“The places where Congress might have looked for savings to offset the cost of the doc fix, such as hospital reimbursement rates or payment rates to Medicare Advantage plans—those are exactly the areas that the Affordable Care Act is targeting to pay for insurance expansion,” Dr. Howard adds. “So those areas of savings are not going to be available to offset the cost of the doc fix.”
ICD-10 Delays “Unfair”
The medical coding conundrum presents a different set of issues. The delay in transitioning healthcare providers from the ICD-9 medical coding classification system to the more complicated ICD-10 means the upgraded system is now against an Oct. 1, 2015, deadline. This comes after the Centers for Medicare & Medicaid Services (CMS) already pushed back the original implementation date for ICD-10 by one year.
SHM Public Policy Committee member Joshua Lenchus, DO, RPh, FACP, SFHM, says he thinks most doctors are content with the delay, particularly in light of some estimates that show that only about 20% of physicians “have actually initiated the ICD-10 transition.” But he also notes that it’s unfair to the health systems that have prepared for ICD-10.
“ICD-9 has a little more than 14,000 diagnostic codes and nearly 4,000 procedural codes. That is to be contrasted to ICD-10, which has more than 68,000 diagnostic codes … and over 72,000 procedural codes,” Dr. Lenchus says. “So, it is not surprising that many take solace in the delay.”
–Dr. Lenchus
Dr. Nelson says the level of frustration for hospitalists is growing; however, the level of disruption for hospitals and health systems is reaching a boiling point.
“Of course, in some places, hospitalists may be the physician lead on ICD-10 efforts, so [they are] very much wrapped up in the problem of ‘What do we do now?’”

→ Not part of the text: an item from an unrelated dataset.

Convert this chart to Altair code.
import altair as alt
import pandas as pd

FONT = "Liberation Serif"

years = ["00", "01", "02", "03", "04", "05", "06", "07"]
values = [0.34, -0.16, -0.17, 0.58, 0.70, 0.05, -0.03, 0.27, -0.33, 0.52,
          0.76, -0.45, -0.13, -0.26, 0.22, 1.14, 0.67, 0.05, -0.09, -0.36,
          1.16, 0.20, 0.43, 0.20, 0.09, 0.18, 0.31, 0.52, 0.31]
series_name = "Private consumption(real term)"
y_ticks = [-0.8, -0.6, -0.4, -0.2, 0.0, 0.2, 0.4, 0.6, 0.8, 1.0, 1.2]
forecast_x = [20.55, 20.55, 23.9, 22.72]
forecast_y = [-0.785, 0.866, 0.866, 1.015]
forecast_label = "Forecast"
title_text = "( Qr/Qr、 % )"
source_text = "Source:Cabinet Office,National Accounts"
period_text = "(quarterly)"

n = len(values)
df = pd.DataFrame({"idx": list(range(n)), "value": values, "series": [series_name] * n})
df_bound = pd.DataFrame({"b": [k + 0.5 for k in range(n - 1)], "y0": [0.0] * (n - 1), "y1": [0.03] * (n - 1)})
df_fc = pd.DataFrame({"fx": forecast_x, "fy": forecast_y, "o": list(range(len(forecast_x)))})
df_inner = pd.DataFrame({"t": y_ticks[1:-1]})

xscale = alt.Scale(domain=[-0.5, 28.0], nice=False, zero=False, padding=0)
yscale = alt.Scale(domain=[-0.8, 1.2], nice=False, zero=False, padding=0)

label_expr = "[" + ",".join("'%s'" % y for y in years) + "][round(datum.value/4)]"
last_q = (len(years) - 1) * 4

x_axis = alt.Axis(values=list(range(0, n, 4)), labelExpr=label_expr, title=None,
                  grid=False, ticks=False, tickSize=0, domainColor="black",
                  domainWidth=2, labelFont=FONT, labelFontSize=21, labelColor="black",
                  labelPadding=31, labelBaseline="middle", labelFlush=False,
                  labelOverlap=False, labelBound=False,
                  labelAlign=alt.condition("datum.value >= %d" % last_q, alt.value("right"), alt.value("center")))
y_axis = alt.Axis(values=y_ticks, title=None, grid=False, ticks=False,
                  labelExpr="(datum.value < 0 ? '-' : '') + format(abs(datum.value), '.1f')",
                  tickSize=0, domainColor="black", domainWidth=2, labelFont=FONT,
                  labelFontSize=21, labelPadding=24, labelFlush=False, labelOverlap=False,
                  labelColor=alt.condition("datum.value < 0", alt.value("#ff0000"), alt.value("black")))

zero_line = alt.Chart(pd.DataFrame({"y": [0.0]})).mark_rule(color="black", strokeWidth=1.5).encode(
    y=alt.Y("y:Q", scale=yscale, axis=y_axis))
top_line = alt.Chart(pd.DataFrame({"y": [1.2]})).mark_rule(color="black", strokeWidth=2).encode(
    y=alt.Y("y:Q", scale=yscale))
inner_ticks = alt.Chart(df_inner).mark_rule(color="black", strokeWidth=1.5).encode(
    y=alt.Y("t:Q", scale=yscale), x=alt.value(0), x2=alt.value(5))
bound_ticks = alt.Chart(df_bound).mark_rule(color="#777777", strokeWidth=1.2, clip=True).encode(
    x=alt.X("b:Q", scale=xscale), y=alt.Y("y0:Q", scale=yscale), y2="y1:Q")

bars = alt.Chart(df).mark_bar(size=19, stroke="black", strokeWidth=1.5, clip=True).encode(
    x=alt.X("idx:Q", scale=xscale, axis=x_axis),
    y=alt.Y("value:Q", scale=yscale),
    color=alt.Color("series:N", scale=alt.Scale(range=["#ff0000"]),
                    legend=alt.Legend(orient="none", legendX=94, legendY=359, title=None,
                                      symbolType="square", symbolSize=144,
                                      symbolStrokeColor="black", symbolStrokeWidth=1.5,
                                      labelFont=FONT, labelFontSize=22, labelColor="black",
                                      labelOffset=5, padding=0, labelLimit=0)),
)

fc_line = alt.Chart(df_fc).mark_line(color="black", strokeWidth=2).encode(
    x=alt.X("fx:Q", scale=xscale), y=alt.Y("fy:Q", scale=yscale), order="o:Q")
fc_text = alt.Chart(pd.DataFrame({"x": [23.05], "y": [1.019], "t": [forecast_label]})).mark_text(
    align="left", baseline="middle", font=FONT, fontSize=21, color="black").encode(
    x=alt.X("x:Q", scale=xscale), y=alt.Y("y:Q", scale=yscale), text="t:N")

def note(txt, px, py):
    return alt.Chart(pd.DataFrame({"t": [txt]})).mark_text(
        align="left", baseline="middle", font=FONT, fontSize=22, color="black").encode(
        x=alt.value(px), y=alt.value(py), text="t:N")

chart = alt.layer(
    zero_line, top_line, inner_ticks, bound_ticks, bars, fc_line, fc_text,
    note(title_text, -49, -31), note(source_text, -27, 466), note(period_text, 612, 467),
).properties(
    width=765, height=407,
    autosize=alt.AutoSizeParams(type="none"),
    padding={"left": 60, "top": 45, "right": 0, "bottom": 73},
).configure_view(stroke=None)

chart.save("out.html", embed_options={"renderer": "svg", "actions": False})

The answer, at least to the Coalition for ICD-10, a group of medical/technology trade groups, is to fight to ensure that the delays go no further. In an April letter to CMS Administrator Marilyn Tavenner, the coalition made that case, noting that in 2012, “CMS estimated the cost to the healthcare industry of a one-year delay to be as much as $6.6 billion, or approximately 30% of the $22 billion that CMS estimated had been invested or budgeted for ICD-10 implementation.”2
The letter went on to explain that the disruption and cost will grow each time the ICD-10 deadline is pushed.
“Furthermore, as CMS stated in 2012, implementation costs will continue to increase considerably with every year of a delay,” according to the letter. “The lost opportunity costs of failing to move to a more effective code set also continue to climb every year.”
Stay Engaged, Switch Gears
One of Floyd’s biggest concerns is that the ICD-10 implementation delays will affect physician engagement. The hospitalist groups at MUSC began training for ICD-10 in January 2013; however, the preparation and training were geared toward a 2014 implementation.
“You have to switch gears a little bit,” she says. “What we plan to do now is begin to do heavy auditing, and then from those audits we can give real-time feedback on what we’re doing well and what we’re not doing well. So I think that will be a method for engagement.”